Beyond the Album: The Sophisticated World of Advanced Philately
For many, stamp collecting invokes images of childhood albums filled with colorful, cancelled paper rectangles from exotic lands. While that introductory phase sparks the initial passion, advanced philately evolves into a sophisticated pursuit combining history, chemistry, industrial forensics, and investment strategy. Moving beyond simply filling empty spaces in a commercial folder, the advanced hobbyist views a stamp not as an isolated token, but as a primary historical document requiring deep technical interrogation. The Forensic Science of Paper, Watermarks, and Grills
To the untrained eye, two stamps from the same late-19th-century series may look identical, yet one might be worth pocket change while the other commands a premium at auction. Advanced collectors master the physical anatomy of the medium. They scrutinize paper types, distinguishing between laid paper with its parallel lines, woven paper, and specialized varieties like the bluish paper used by the United States Post Office in 1909. Identifying these subtle shifts requires specialized equipment, including high-intensity lamps and micrometer gauges to measure paper thickness down to the thousandth of an inch.
Watermarks represent another layer of hidden security and identity. These deliberate variations in paper thickness, created during manufacturing, often provide the sole evidence needed to correctly attribute a stamp to a specific printing run. Advanced philatelists use safe fluid trays or modern electronic watermark detectors utilizing optoelectronic sensors to reveal these hidden symbols without damaging the delicate fibers. Similarly, the study of grills—embossed patterns forced into the paper to prevent washing and reusing stamps—demands precise counting of points and rows, separating common varieties from legendary rarities. Perforations and the Chronology of Production
The method by which stamps are separated provides a rich field of study for the advanced enthusiast. Perforation gauges measure the exact number of holes per two centimeters. A difference between a “perf 10” and a “perf 11” can signify completely different production eras, printers, or postal emergencies. Advanced collectors look beyond standard perforations to study experimental separation methods, including roulette cuts, private vending machine perforations, and imperforate errors where sheets accidentally bypassed the punching machines entirely.
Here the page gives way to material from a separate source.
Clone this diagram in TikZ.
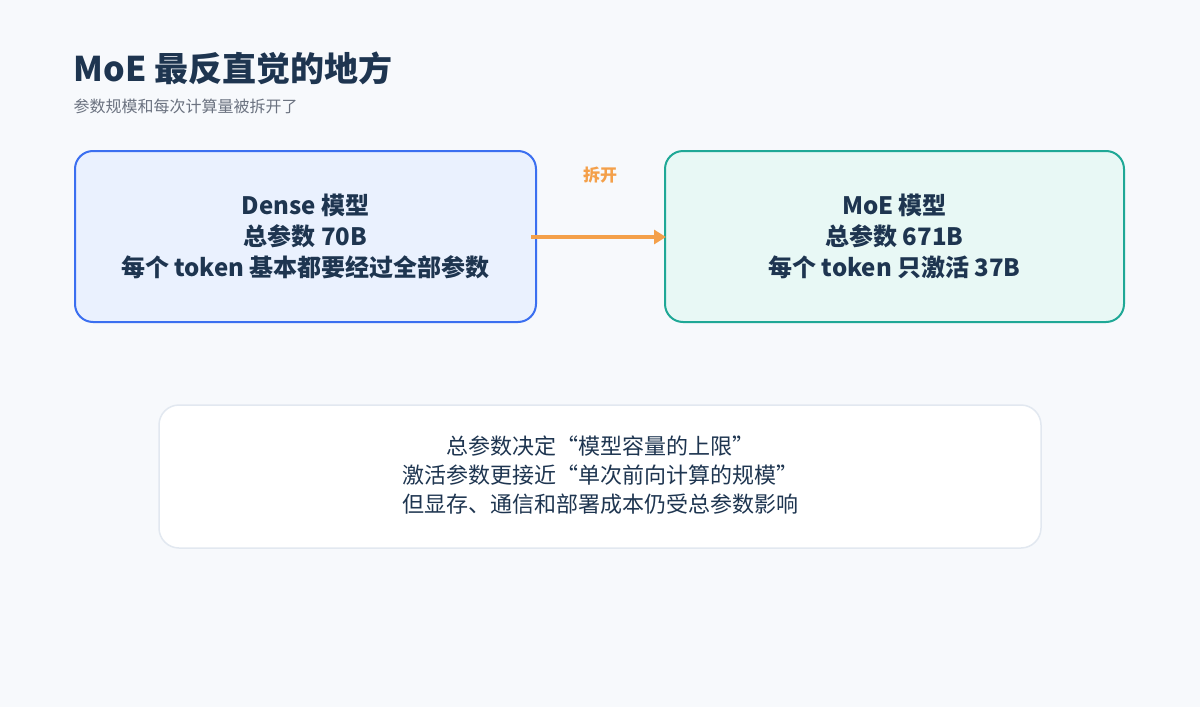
\documentclass[tikz,border=0pt]{standalone}
\usepackage{fontspec}
\setmainfont{Noto Sans CJK SC}
\usetikzlibrary{arrows.meta}
\definecolor{bg}{HTML}{F7F9FC}
\definecolor{navy}{HTML}{1E3550}
\definecolor{sub}{HTML}{6B7280}
\definecolor{bfill}{HTML}{EAF1FE}
\definecolor{bline}{HTML}{3B6FF0}
\definecolor{gfill}{HTML}{E8F8F5}
\definecolor{gline}{HTML}{1FA896}
\definecolor{org}{HTML}{F4A04A}
\definecolor{wline}{HTML}{E2E8F0}
\begin{document}
\begin{tikzpicture}[x=1pt,y=-1pt,
  box/.style={rounded corners=18pt,line width=2pt},
  bt/.style={font=\fontsize{24}{31}\selectfont\bfseries,text=navy,align=center}]
\useasboundingbox (0,0) rectangle (1200,707);
\fill[bg] (0,0) rectangle (1200,707);
\node[anchor=west,font=\fontsize{34}{40}\selectfont\bfseries,text=navy] (title) at (70,68) {MoE 最反直觉的地方};
\node[anchor=west,font=\fontsize{16}{20}\selectfont,text=sub] (subt) at (70,106) {参数规模和每次计算量被拆开了};
\draw[box,draw=bline,fill=bfill] (75,151) rectangle (536,322);
\node[bt] (d) at (305.5,236) {Dense 模型\\总参数 70B\\每个 token 基本都要经过全部参数};
\draw[box,draw=gline,fill=gfill] (665,151) rectangle (1124,322);
\node[bt] (m) at (894.5,236) {MoE 模型\\总参数 671B\\每个 token 只激活 37B};
\coordinate (a1) at (531,237);
\coordinate (a2) at (666,237);
\draw[org,line width=4pt,-{Triangle[length=12pt,width=14pt]}] (a1) -- (a2);
\node[font=\fontsize{17}{20}\selectfont\bfseries,text=org] (lbl) at (600,175) {拆开};
\draw[rounded corners=20pt,draw=wline,fill=white,line width=1.5pt] (159,405) rectangle (1041,548);
\node[font=\fontsize{22}{29}\selectfont,text=navy,align=center] (t) at (600,475) {总参数决定“模型容量的上限”\\激活参数更接近“单次前向计算的规模”\\但显存、通信和部署成本仍受总参数影响};
\end{tikzpicture}
\end{document}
Evaluating the condition of these perforations connects directly to the grading process. Advanced philately demands an understanding of centering, where the margins surrounding the design must be mathematically precise. Collectors hunt for “superb” or “gem” grading, where the design sits perfectly equidistant from all four perforated edges, a feat rarely achieved by nineteenth-century printing technology. Postal History: Stamps in Action
Perhaps the most significant transition from intermediate to advanced collecting is the shift from mint, loose stamps to postal history—the study of stamps on their original envelopes, known as covers. A stamp detached from its cover loses its context; a stamp retained on its cover tells a complete narrative of human communication. Advanced collectors analyze the entire artifact, decoding the combination of franking, cancelation marks, transit stamps, and auxiliary markings.
This discipline involves tracking historic mail routes, understanding complex rate structures of past centuries, and researching the specific steamships, trains, or pony express routes that carried the letter. Rates changed frequently due to international treaties, wartime disruptions, or inflation. A cover showing a complex combination of stamps used to pay an exact, obscure overseas rate during a specific month in history holds immensely higher academic and financial value than the individual stamps themselves. The Mastery of Specialization and Exhibiting
Because the global output of postage stamps is far too vast for one person to fully grasp, advanced collectors inevitably specialize. This focus might narrow down to a single definitive series, a specific geographic colony during a brief revolutionary window, or printing errors such as double impressions, color shifts, and inverted designs. This deep specialization enables the collector to become a true researcher, contributing new discoveries to philatelic literature.
The ultimate expression of advanced philately is competitive exhibiting. Hobbyists organize their finest material onto structured pages, writing meticulous descriptions that demonstrate their technical knowledge, original research, and the scarcity of their items. These exhibits are judged at national and international exhibitions under strict international criteria, evaluating the collector’s philatelic knowledge, treatment of the subject, and the condition and rarity of the material shown. Preservation and the Legacy of the Collection
As the value and historical importance of a collection grow, preservation becomes paramount. Advanced philatelists abandon standard commercial PVC plastics, which emit harmful acids, in favor of archival-quality materials such as Mylar or museum-grade, acid-free paper housing. Climate control is strictly maintained, shielding delicate organic dyes and fragile gums from the destructive forces of humidity, heat, and ultraviolet light.
Ultimately, advanced stamp collecting transforms a passive hobby into an active stewardship of global heritage. Through the combination of scientific analysis, historical detective work, and rigorous specialization, the advanced philatelist preserves the microscopic remnants of global trade, politics, and human connection, ensuring these miniature pieces of history endure for generations to come.